For fifteen years I was the general manager of a glass materials and equipment company. We sold the supplies and gear that glassblowing artists use to do their work, everything from the raw materials to the torches and tools, and I had my hands on nearly every part of how that business ran. Not in the abstract, org-chart sense. In the close the gate at night, answer the phone when it rings, figure out why the shipment is late kind of sense.
Owning the whole thing
The job was wide. I owned sourcing and purchasing, which meant building relationships with suppliers, negotiating, and deciding what to stock and how much of it before the demand showed up. I owned operations and fulfillment, so when an order came in, getting it picked, packed, and out the door correctly was on me. I owned sales, which is its own kind of education in listening to what a customer actually needs versus what they think they want. And underneath all of it I had to genuinely know the gear, because you cannot sell, source, or support equipment you do not understand.
When you wear that many hats at once, you stop being able to hide behind any one of them. A purchasing mistake shows up as an angry customer two weeks later. A sloppy fulfillment process shows up as returns and lost trust. Everything is connected, and you feel every connection personally because there is no one else to hand it to. That is a hard way to learn, and it is also the most honest one I know.
The community part
The thing I am proudest of has nothing to do with logistics.

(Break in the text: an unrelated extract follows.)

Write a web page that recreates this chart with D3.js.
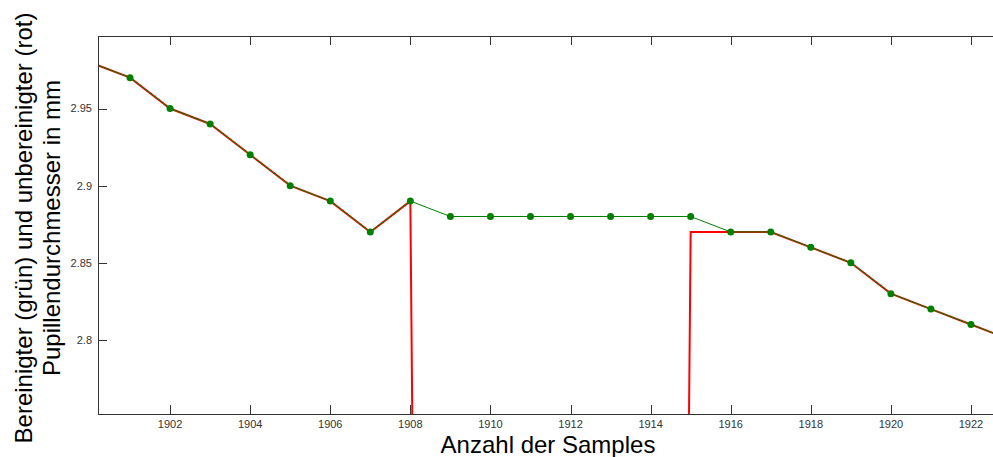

It is the community that grew up around the business. Glassblowing is a tight world, full of people who care deeply about their craft and who notice when you treat them well. Over the years we built a base of customers who came back, who called to talk shop, who trusted us to point them toward the right tool instead of the most expensive one. You do not get that from a slick catalog. You get it from showing up, year after year, and being the person who actually knows the answer.
That loyalty was the whole ballgame. It meant I could not cut a corner without someone I respected noticing. It kept the standard high in a way no policy document ever would. And it taught me that the systems and the people are not two separate problems. A good system exists so the people can do their best work, and a business that forgets that ends up with neither.
What the real world taught me
I came up running a business with my hands before I ever made a living wiring enterprise systems together, and I am convinced that order matters. When you have personally stocked the shelves, chased the late freight, and apologized to a customer for something that went sideways, you understand on a gut level what a process is supposed to protect. You stop seeing a workflow as boxes on a diagram and start seeing it as the difference between a calm Tuesday and a terrible one for the person living inside it.
So much of what I do now, getting finance, sales, and operations onto one set of numbers, building integrations that hold up over time, automating the busywork, is just a more technical version of what I did for fifteen years. The tools changed. The problem did not. It is still about making the messy real-world parts of a business talk to each other so the humans can stop fighting the same fire twice. Software is leverage on top of that understanding. It is not a substitute for it.
I will also be the first to admit I made plenty of mistakes along the way. Overbought on inventory I was sure would move and watched it sit. Trusted a supplier I should have double-checked. Every one of those left a mark, and every mark turned into a rule I still follow. That is the part you cannot shortcut. You can read about operations all you want, but the lessons that stick are the ones that cost you something.
The through-line
If there is a single thread connecting the glass company to the integration work I do today, it is this: a business is a system made of people, and the best systems are the ones that make those people faster, calmer, and harder to fool. I spent fifteen years learning that the slow, expensive way. It is the lens I bring to every project now, and honestly, it is the part of the resume I would keep if I had to throw the rest away.